Simulating magic state cultivation with few Clifford terms
Kwok Ho Wan, Zhenghao Zhong
TL;DR
The paper develops cutting-based stabiliser decomposition techniques to simulate $d=5$ magic state cultivation circuits with a small average Clifford-term count (~8) under realistic edge Pauli errors, dramatically reducing the previously intractable term growth (millions of terms) inherent in magic-cat stabiliser decompositions. By combining spider cutting, BSS decomposition, and optimized numerical pipelines integrated with tsim, the authors demonstrate near-constant-term overhead for the $d=3$ circuit and outline a feasible path to exact Monte Carlo estimates for $d=5$ without substituting non-Clifford gates. The work introduces several optimization layers—parametric ZX-diagrams, split f/m row-sums, BLAS-accelerated computations, LUT-based arithmetic, and full-program JIT compilation—that collectively achieve high-throughput simulation (up to ~132k shots/s on a laptop) and provide end-to-end strategies for evaluating logical error rates in near-Clifford, high-$T$-count quantum circuits. These methods offer practical insights into the simulability of real-world quantum circuits with internal structure and lay groundwork for applying cutting-based stabiliser decompositions to larger quantum-error-corrected architectures.
Abstract
Building upon [arXiv:2509.01224], we present a few methods on how to simulate the non-Clifford $d=5$ magic state cultivation circuits [arXiv:2409.17595] with a sum of $\approx 8$ Clifford ZX-diagrams on average, at $0.1\%$ noise. Compared to a magic cat state stabiliser decomposition of all $53$ non-Clifford spiders ($6{,}377{,}292$ terms required), this is more than $7 \times 10^{5}$ times reduction in the number of terms.

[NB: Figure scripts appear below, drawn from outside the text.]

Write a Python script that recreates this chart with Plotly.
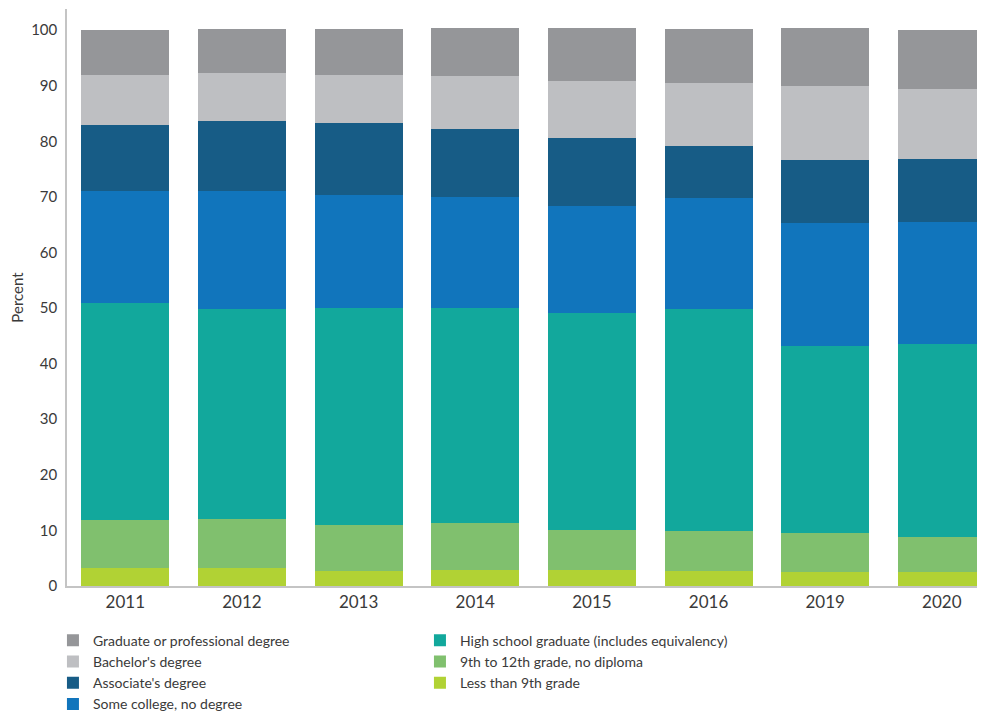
import plotly.graph_objects as go

years = ["2011", "2012", "2013", "2014", "2015", "2016", "2019", "2020"]

less_than_9th = [3.3, 3.3, 2.7, 2.9, 2.9, 2.7, 2.5, 2.5]
grade_9_to_12 = [8.6, 8.75, 8.3, 8.4, 7.2, 7.2, 7.0, 6.3]
high_school = [39.0, 37.75, 39.05, 38.75, 39.0, 39.9, 33.7, 34.7]
some_college = [20.1, 21.2, 20.25, 19.95, 19.2, 20.0, 22.1, 22.0]
associates = [11.9, 12.6, 13.0, 12.2, 12.3, 9.3, 11.3, 11.3]
bachelors = [9.0, 8.7, 8.6, 9.5, 10.2, 11.4, 13.3, 12.6]
graduate = [8.1, 7.9, 8.3, 8.7, 9.6, 9.7, 10.5, 10.6]

series = [
    ("Less than 9th grade", less_than_9th, "#b1d234", 6),
    ("9th to 12th grade, no diploma", grade_9_to_12, "#80c06e", 4),
    ("High school graduate (includes equivalency)", high_school, "#12a89c", 2),
    ("Some college, no degree", some_college, "#1175bc", 7),
    ("Associate's degree", associates, "#175c86", 5),
    ("Bachelor's degree", bachelors, "#bebfc2", 3),
    ("Graduate or professional degree", graduate, "#959699", 1),
]

FONT = "Lato, 'Open Sans', sans-serif"

fig = go.Figure()
for name, vals, color, rank in series:
    fig.add_trace(go.Bar(
        x=years, y=vals, name=name, marker=dict(color=color, line=dict(width=0)),
        legendrank=rank,
    ))

# the page body adds an 8px offset; margins compensate for it
fig.update_layout(
    barmode="stack",
    bargap=0.245,
    width=985, height=713,
    margin=dict(l=59, r=8, t=1, b=135, autoexpand=False),
    paper_bgcolor="white", plot_bgcolor="white",
    font=dict(family=FONT, size=15, color="#3a3a3a"),
    showlegend=True,
    legend=dict(
        orientation="h", x=-0.0153, xanchor="left",
        y=-0.0672, yanchor="top",
        entrywidth=322, entrywidthmode="pixels",
        font=dict(size=14, color="#3a3a3a"),
        traceorder="normal", itemsizing="constant",
    ),
    xaxis=dict(
        type="category", range=[-0.5, 7.37], automargin=False,
        showline=True, linecolor="#c4c4c4", linewidth=1.5,
        showgrid=False, ticks="", tickfont=dict(size=17, color="#3a3a3a"),
    ),
    yaxis=dict(
        range=[0, 103.8], tickvals=[0, 10, 20, 30, 40, 50, 60, 70, 80, 90, 100],
        automargin=False,
        showline=True, linecolor="#c4c4c4", linewidth=1.5,
        showgrid=False, zeroline=False, ticks="", ticklabelstandoff=5,
        tickfont=dict(size=15, color="#3a3a3a"),
        title=dict(text="Percent", font=dict(size=15, color="#3a3a3a"), standoff=20),
    ),
)

fig.write_html("out.html")
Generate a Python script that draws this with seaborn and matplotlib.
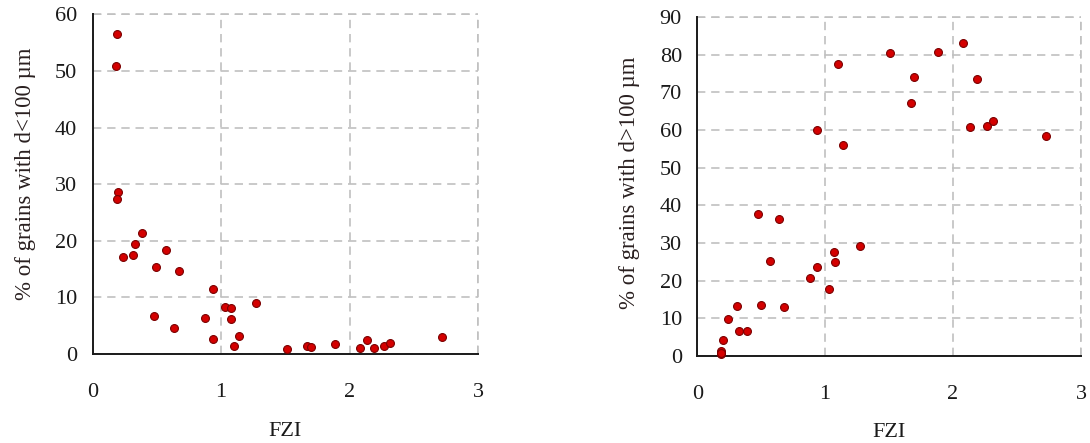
import numpy as np
import pandas as pd
import seaborn as sns
import matplotlib
matplotlib.use("Agg")
import matplotlib.pyplot as plt

# Left panel: % of grains with d<100 µm vs FZI
fzi_left = [0.188, 0.181, 0.199, 0.188, 0.385, 0.330, 0.234, 0.312, 0.571, 0.496,
            0.675, 0.934, 0.475, 0.633, 0.877, 0.934, 1.027, 1.074, 1.074, 1.138,
            1.102, 1.270, 1.511, 1.669, 1.700, 1.884, 2.078, 2.135, 2.193, 2.265,
            2.314, 2.721]
pct_fine = [56.5, 50.8, 28.6, 27.3, 21.4, 19.5, 17.1, 17.4, 18.3, 15.4,
            14.6, 11.5, 6.8, 4.65, 6.4, 2.6, 8.3, 8.1, 6.1, 3.2,
            1.5, 8.95, 0.9, 1.5, 1.3, 1.8, 1.1, 2.4, 1.1, 1.5,
            2.0, 3.0]

# Right panel: % of grains with d>100 µm vs FZI
fzi_right = [1.100, 1.510, 0.933, 1.138, 1.886, 2.080, 1.698, 2.190, 1.670, 2.136,
             2.266, 2.313, 2.724, 0.477, 0.636, 0.570, 1.070, 1.271, 0.933, 1.073,
             0.880, 1.029, 0.310, 0.495, 0.675, 0.237, 0.328, 0.386, 0.198, 0.188,
             0.183, 0.186]
pct_coarse = [77.6, 80.4, 60.1, 56.0, 80.8, 83.2, 74.0, 73.5, 67.1, 60.8,
              61.2, 62.4, 58.5, 37.7, 36.4, 25.3, 27.5, 29.1, 23.7, 25.0,
              20.8, 17.7, 13.3, 13.6, 12.9, 9.8, 6.6, 6.6, 4.1, 1.3,
              0.4, 0.8]

x_ticks = [0, 1, 2, 3]
left_yticks = [0, 10, 20, 30, 40, 50, 60]
right_yticks = [0, 10, 20, 30, 40, 50, 60, 70, 80, 90]

sns.set_theme(style="white")
plt.rcParams['font.family'] = ['Liberation Serif', 'DejaVu Serif']

fig = plt.figure(figsize=(10.9, 4.43), dpi=100)
ax1 = fig.add_axes([0.0849, 0.2009, 0.3537, 0.7668])
ax2 = fig.add_axes([0.6397, 0.1970, 0.3520, 0.7640])

df_l = pd.DataFrame({"FZI": fzi_left, "pct": pct_fine})
df_r = pd.DataFrame({"FZI": fzi_right, "pct": pct_coarse})

panels = [
    (ax1, df_l, left_yticks, "% of grains with d<100 µm", 0.53),
    (ax2, df_r, right_yticks, "% of grains with d>100 µm", 0.51),
]

dash = (0, (5, 3.5))
gcol = "#c0c0c0"
for ax, df, yt, ylab, ly in panels:
    sns.scatterplot(data=df, x="FZI", y="pct", ax=ax, s=32, color="#d40000",
                    edgecolor="#7a0000", linewidth=0.8, zorder=3, clip_on=False)
    ax.set_xlim(0, 3)
    ax.set_ylim(0, yt[-1])
    ax.set_xticks(x_ticks)
    ax.set_yticks(yt)
    ax.grid(True, linestyle=dash, color=gcol, linewidth=1.2, zorder=0)
    ax.set_axisbelow(True)
    for side in ["top", "right"]:
        ax.spines[side].set_visible(False)
    ax.axhline(yt[-1], linestyle=dash, color=gcol, linewidth=1.2, zorder=0, clip_on=False)
    ax.axvline(3, linestyle=dash, color=gcol, linewidth=1.2, zorder=0, clip_on=False)
    for side in ["left", "bottom"]:
        ax.spines[side].set_color("#1a1a1a")
        ax.spines[side].set_linewidth(1.4)
    ax.tick_params(axis="both", direction="out", length=6, width=1.4, color="#1a1a1a",
                   labelsize=16, labelcolor="#1a1a1a", pad=5)
    ax.tick_params(axis="x", pad=14, length=7)
    ax.set_xlabel("FZI", fontsize=16, color="#1a1a1a", labelpad=14)
    ax.set_ylabel(ylab, fontsize=16.5, color="#2a2020", labelpad=14)
    ax.yaxis.label.set_y(ly)

fig.savefig("out.png", dpi=100)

Our stabiliser decomposition has the advantage of representing the final non-Clifford state (in light of circuit errors) as a sum of Clifford ZX-diagrams. This will be useful in simulating the escape stage of magic state cultivation, where one needs to port the resultant state of cultivation into a larger Clifford circuit with many more qubits. Still, it's necessary to only track $\approx 8$ Clifford terms. Our result sheds light on the simulability of operationally relevant, high $T$-count quantum circuits with some internal structure. Finally, we provide numerical results for full non-Clifford stabiliser rank simulation based on $\mathtt{tsim}$ along with optimisations using our cutting decompositions. Nearly $132,400$ shots per second can be obtained on a laptop for the smaller $d = 3$ circuits at SD6 circuit level noise $p=0.0005$, making it only $\sim 34$ times slower than its fully Clifford proxy simulation via $\mathtt{stim}$ using $S$ gates.